[Direction] Nothing outside the range is to be copied. From the entries below, reproduce exactly the lines starting at the one with "What React, TypeScript" and ending at the one with "Chart.register(...registerables);", without pictures.

(Code that draws figures)
━━━━━━

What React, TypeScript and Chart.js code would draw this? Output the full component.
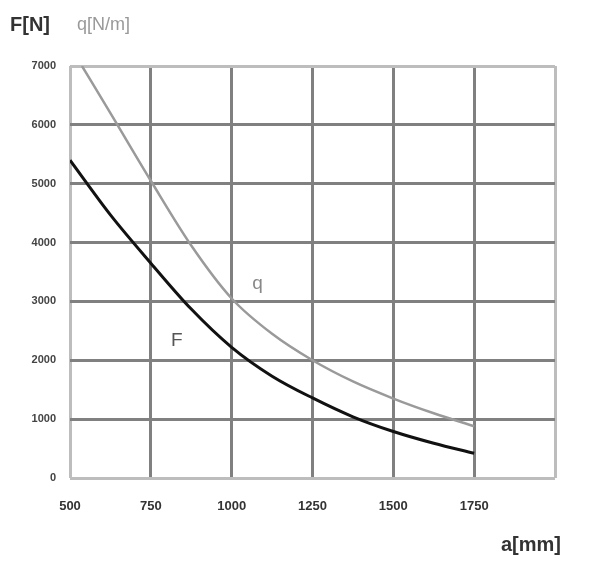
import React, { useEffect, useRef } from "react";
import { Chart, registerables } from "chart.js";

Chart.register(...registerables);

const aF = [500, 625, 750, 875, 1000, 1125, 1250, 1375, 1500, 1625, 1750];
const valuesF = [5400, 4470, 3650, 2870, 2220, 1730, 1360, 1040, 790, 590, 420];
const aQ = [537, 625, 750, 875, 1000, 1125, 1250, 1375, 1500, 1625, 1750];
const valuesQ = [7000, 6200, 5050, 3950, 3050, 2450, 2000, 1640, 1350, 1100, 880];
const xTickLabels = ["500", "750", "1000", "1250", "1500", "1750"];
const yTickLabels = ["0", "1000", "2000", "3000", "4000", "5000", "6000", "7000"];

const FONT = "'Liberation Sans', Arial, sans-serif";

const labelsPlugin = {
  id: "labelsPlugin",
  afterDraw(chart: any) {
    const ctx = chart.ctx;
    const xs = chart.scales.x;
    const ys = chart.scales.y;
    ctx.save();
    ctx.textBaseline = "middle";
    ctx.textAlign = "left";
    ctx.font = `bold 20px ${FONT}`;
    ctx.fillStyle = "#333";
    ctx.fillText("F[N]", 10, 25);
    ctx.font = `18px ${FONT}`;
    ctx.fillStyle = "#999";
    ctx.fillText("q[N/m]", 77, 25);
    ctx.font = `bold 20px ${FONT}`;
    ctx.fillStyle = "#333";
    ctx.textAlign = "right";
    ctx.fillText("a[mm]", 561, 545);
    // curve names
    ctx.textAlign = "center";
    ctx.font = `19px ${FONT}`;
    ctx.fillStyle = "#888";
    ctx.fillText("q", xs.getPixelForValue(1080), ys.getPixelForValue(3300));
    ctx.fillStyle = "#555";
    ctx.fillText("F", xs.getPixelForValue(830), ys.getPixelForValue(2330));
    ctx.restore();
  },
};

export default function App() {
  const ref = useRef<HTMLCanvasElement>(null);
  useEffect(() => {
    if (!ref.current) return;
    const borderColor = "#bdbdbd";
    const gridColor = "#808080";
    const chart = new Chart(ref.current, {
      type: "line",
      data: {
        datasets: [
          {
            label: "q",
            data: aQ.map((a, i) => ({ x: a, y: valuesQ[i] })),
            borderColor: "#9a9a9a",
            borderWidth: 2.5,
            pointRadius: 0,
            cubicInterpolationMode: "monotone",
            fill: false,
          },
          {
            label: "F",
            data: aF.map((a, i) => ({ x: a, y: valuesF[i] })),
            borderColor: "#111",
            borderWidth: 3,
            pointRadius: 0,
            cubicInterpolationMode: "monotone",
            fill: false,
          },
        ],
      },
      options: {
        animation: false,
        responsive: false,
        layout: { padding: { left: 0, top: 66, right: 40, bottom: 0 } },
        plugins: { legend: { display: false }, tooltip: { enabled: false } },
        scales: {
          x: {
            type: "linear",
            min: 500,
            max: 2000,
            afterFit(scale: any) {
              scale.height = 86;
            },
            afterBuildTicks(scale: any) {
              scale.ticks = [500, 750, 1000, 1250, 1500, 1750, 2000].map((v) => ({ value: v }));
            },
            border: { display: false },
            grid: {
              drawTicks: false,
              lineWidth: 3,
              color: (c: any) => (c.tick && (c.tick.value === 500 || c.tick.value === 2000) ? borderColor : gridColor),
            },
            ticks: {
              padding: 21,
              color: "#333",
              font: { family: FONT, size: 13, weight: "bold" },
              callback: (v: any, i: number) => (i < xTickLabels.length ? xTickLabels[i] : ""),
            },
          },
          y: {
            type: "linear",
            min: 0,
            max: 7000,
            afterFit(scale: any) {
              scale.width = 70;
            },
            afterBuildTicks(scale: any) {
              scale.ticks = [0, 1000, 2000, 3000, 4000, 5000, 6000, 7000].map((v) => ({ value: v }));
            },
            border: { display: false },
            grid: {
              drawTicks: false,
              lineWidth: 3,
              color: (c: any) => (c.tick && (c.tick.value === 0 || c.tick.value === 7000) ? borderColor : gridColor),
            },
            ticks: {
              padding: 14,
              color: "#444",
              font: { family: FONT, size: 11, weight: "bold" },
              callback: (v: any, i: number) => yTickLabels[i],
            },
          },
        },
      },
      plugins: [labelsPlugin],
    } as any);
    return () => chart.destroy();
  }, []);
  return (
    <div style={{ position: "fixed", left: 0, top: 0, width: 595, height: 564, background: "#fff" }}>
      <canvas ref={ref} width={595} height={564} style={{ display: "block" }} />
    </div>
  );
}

━━━━━━

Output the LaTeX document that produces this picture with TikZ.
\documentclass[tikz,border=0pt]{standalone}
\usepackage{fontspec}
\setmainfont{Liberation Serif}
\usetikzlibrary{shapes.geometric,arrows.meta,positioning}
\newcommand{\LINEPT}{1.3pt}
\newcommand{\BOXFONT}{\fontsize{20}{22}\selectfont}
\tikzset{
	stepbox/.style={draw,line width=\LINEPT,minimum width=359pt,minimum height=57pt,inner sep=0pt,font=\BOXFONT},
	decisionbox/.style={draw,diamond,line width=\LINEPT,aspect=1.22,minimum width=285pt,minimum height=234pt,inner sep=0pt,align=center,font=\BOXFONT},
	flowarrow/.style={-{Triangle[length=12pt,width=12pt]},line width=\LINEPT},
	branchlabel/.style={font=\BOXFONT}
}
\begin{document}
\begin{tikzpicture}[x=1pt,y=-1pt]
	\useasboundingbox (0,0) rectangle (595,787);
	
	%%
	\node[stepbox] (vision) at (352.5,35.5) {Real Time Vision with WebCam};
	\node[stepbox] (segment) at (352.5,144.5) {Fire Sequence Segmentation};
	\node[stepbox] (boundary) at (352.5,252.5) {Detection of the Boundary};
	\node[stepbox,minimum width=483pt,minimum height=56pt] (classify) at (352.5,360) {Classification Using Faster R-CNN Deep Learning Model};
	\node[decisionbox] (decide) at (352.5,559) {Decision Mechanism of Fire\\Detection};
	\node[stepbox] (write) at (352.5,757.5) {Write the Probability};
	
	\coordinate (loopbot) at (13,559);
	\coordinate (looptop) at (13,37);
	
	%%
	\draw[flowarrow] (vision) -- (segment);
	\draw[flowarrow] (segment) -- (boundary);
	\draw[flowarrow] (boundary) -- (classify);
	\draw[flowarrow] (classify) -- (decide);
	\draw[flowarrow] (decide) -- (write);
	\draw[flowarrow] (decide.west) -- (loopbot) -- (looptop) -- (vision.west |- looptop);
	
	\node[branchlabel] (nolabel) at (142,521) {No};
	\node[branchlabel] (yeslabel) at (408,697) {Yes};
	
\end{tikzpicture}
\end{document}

━━━━━━

[Correct answer]
What React, TypeScript and Chart.js code would draw this? Output the full component.
import React, { useEffect, useRef } from "react";
import { Chart, registerables } from "chart.js";

Chart.register(...registerables);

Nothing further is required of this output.